Assistant House GOP Leader Rep. Ellie Espling’s bill allows Maine seniors to stay in their homes as they grow older
Augusta – A bill seeking to increase the reimbursement rates for those who provide home-based, community based healthcare services for Maine’s elderly has gained unanimous approval from the Health and Human Services Committee.
The current Medicaid reimbursement rate has not been increased in 15 years and stands at $15.00 for personal support services. Meaning workers only average around $10.10 an hour. This makes it nearly impossible to keep qualified staff when the hourly rate is so low.
LD 886 “Resolve, Directing the Department of Health and Human Services To Increase Reimbursement Rates for Home-based and Community-based Services” was carried over from the first session as HHS Committee members were presented a study reviewing the rates for personal care and related services prior to the vote.
“Finding a way to make sure our loved ones can remain in their home as they age is essential to sustaining our long term care system. Home is where these folks want to be,” said Rep. Ellie Espling of New Gloucester. “Time and again, studies have shown that home based care yields better results for elder adults as they enter their golden years. It keeps them healthier, both physically and mentally. It also is far less expensive for the Maine taxpayer than paying for an institutional setting.”
The low reimbursement rates have led to some providers having to close their doors. Last July, MAS Home Care, who served roughly 1,000 Maine Medicaid recipients, stopped serving clients in Maine citing “MaineCare reimbursement rates for home care agencies” as the reason.
“The reimbursement rate for home based care services has not been increased in more than fifteen years,” continued Rep. Espling. “In that time, nearly every cost that agencies must pay in order to provide home based care has increased. This has resulted in a freeze, or near freeze, in wages. We are always making difficult choices about our state budget. But if one of our goals is to protect our elder adults, properly funding home based care should be a very easy decision for us to make.”

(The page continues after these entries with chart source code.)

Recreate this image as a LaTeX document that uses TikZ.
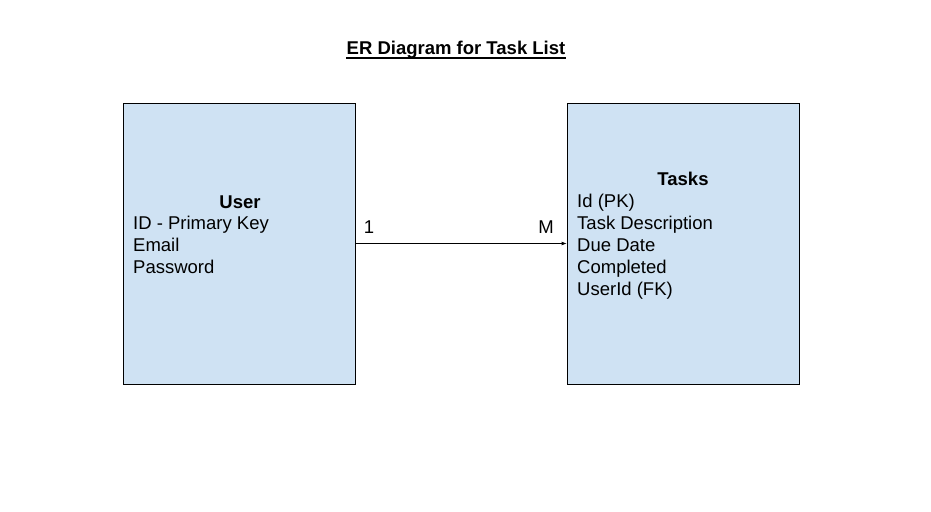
\documentclass[tikz,border=0pt]{standalone}
\usepackage{fontspec}
\setmainfont{Liberation Sans}
\usepackage{tikz}
\usetikzlibrary{arrows.meta,positioning}
\definecolor{entityblue}{HTML}{CFE2F3}

\tikzset{
  entity/.style={draw=black, fill=entityblue, line width=0.8pt,
                 minimum width=232pt, minimum height=281pt, inner sep=0pt},
  attrs/.style={align=left, inner sep=0pt, anchor=north west,
                font=\fontsize{18.5}{22}\selectfont},
  heading/.style={inner sep=0pt, anchor=base, font=\fontsize{18.5}{22}\selectfont\bfseries},
  card/.style={inner sep=0pt, anchor=base, font=\fontsize{18.5}{22}\selectfont}
}

\begin{document}
\begin{tikzpicture}[x=1pt, y=-1pt]
  \useasboundingbox (0,0) rectangle (931,511);
  \node[heading] (title) at (456,55) {ER Diagram for Task List};
  \draw[line width=1.2pt] ([yshift=-3pt]title.base west) -- ([yshift=-3pt]title.base east);

  % entities
  \node[entity] (user) at (239,243.5) {};
  \node[entity] (tasks) at (683,243.5) {};

  \node[heading] (userhead) at (240,208) {User};
  \node[attrs] (userattrs) at (133,216)
    {ID - Primary Key\\Email\\Password};

  \node[heading] (taskshead) at (683,185) {Tasks};
  \node[attrs] (tasksattrs) at (577,194)
    {Id (PK)\\Task Description\\Due Date\\Completed\\UserId (FK)};

  % relationship
  \draw[-{Latex[length=5pt,width=4pt]}, line width=0.8pt] (user.east) -- (tasks.west);
  \node[card] (one) at (369,233) {1};
  \node[card] (many) at (546,233) {M};
\end{tikzpicture}
\end{document}
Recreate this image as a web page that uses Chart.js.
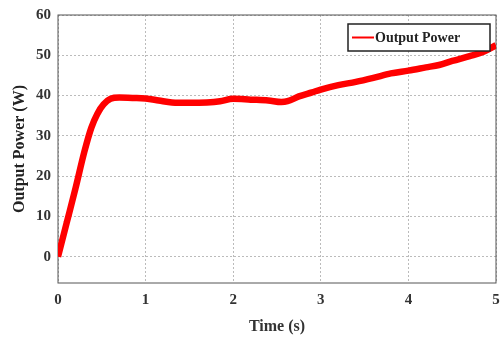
<!DOCTYPE html>
<html>
<head>
<meta charset="utf-8">
<script src="https://cdn.jsdelivr.net/npm/chart.js@4"></script>
<style>
  html, body { margin: 0; padding: 0; background: #fff; }
  #wrap { width: 502px; height: 340px; }
</style>
</head>
<body>
<div id="wrap"><canvas id="myChart" width="502" height="340"></canvas></div>
<script>
// données
const times = [0, 0.1, 0.2, 0.3, 0.38, 0.45, 0.52, 0.6, 0.7, 0.85, 1.0, 1.15, 1.3, 1.5, 1.7, 1.85, 2.0, 2.2, 2.4, 2.55, 2.62, 2.75, 2.9, 3.0, 3.2, 3.4, 3.6, 3.8, 4.0, 4.2, 4.35, 4.5, 4.7, 4.85, 5.0];
const power = [0, 8.5, 17, 26, 32, 35.5, 37.8, 39.2, 39.5, 39.4, 39.3, 38.8, 38.3, 38.2, 38.3, 38.6, 39.2, 39.0, 38.8, 38.4, 38.6, 39.8, 40.8, 41.5, 42.6, 43.4, 44.4, 45.5, 46.2, 47.0, 47.6, 48.6, 49.8, 50.8, 52.5];
const yTicks = [0, 10, 20, 30, 40, 50, 60];
const xTicks = [0, 1, 2, 3, 4, 5];
const seriesLabel = 'Output Power';

const serif = '"Liberation Serif", "DejaVu Serif", serif';

// légende dessinée dans la zone du graphique
const insideLegend = {
  id: 'insideLegend',
  afterDraw(chart) {
    const c = chart.ctx;
    const x0 = 348, y0 = 24, w = 142, h = 27;
    c.save();
    c.fillStyle = '#fff';
    c.fillRect(x0, y0, w, h);
    c.strokeStyle = '#222';
    c.lineWidth = 1.5;
    c.strokeRect(x0, y0, w, h);
    c.strokeStyle = '#ff0000';
    c.lineWidth = 2;
    c.beginPath();
    c.moveTo(x0 + 4, y0 + h / 2);
    c.lineTo(x0 + 26, y0 + h / 2);
    c.stroke();
    c.fillStyle = '#222';
    c.font = 'bold 14px ' + serif;
    c.textBaseline = 'middle';
    c.fillText(chart.data.datasets[0].label, x0 + 27, y0 + h / 2 + 1);
    c.restore();
  }
};

// cadre plein autour de la zone de tracé
const frame = {
  id: 'frame',
  beforeDatasetsDraw(chart) {
    const a = chart.chartArea, c = chart.ctx;
    c.save();
    c.strokeStyle = '#555';
    c.lineWidth = 1;
    c.strokeRect(a.left, a.top, a.right - a.left, a.bottom - a.top);
    c.restore();
  }
};

const ctx = document.getElementById('myChart').getContext('2d');

const myChart = new Chart(ctx, {
  type: 'line',
  data: {
    datasets: [{
      label: seriesLabel,
      data: times.map((t, i) => ({ x: t, y: power[i] })),
      borderColor: '#ff0000',
      borderWidth: 6.5,
      pointRadius: 0,
      cubicInterpolationMode: 'monotone',
      fill: false
    }]
  },
  options: {
    responsive: false,
    animation: false,
    layout: { padding: { top: 15, right: 6, left: 6, bottom: 0 } },
    plugins: {
      legend: { display: false },
      tooltip: { enabled: false }
    },
    scales: {
      x: {
        type: 'linear',
        min: 0,
        max: 5,
        afterBuildTicks: (s) => { s.ticks = xTicks.map(v => ({ value: v })); },
        afterFit: (s) => { s.height = 57; s.paddingRight = 0; s.paddingLeft = 0; },
        grid: { color: '#bbb', drawTicks: false },
        border: { display: false, dash: [2, 2] },
        ticks: {
          color: '#333',
          padding: 8,
          font: { family: serif, size: 15, weight: 'bold' }
        },
        title: {
          display: true,
          text: 'Time (s)',
          color: '#333',
          padding: { top: 2 },
          font: { family: serif, size: 16, weight: 'bold' }
        }
      },
      y: {
        min: -6.5,
        max: 60,
        afterBuildTicks: (s) => { s.ticks = yTicks.map(v => ({ value: v })); },
        afterFit: (s) => { s.width = 52; s.paddingTop = 0; s.paddingBottom = 0; },
        grid: { color: '#bbb', drawTicks: false },
        border: { display: false, dash: [2, 2] },
        ticks: {
          color: '#333',
          padding: 7,
          font: { family: serif, size: 15, weight: 'bold' }
        },
        title: {
          display: true,
          text: 'Output Power (W)',
          color: '#222',
          padding: { bottom: 0 },
          font: { family: serif, size: 16, weight: 'bold' }
        }
      }
    }
  },
  plugins: [insideLegend, frame]
});
</script>
</body>
</html>
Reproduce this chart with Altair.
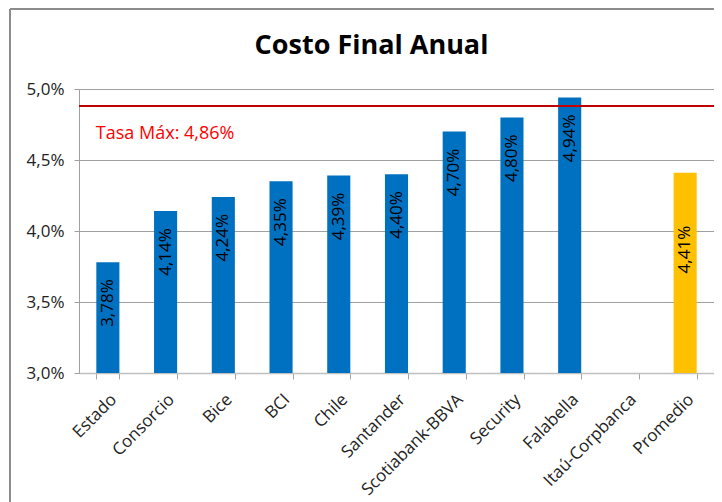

Other providers told HHS committee members how these low reimbursement rates make it difficult to keep qualified staff.
“The yearly turnover rate for our agency right now is 50%,” said Molly Baldwin, CEO at Home Care For Maine. “Our workers leave our agency for fulltime jobs with benefits almost daily. I can only imagine what the turnover rate will be once Walmart and McDonald s start to offer livable wages as we have all heard in the news.”
The bill will move on to the House for a vote.
This bill is just more proof of how far the Maine Department of Health and Human Services has come under the direction of Commissioner Mary Mayhew, from managing from crisis to crisis at DHHS to now looking at improving on and prioritizing services already offered. We must be cautious of proposals such as expanding Medicaid which will certainly put the department back into crisis management mode.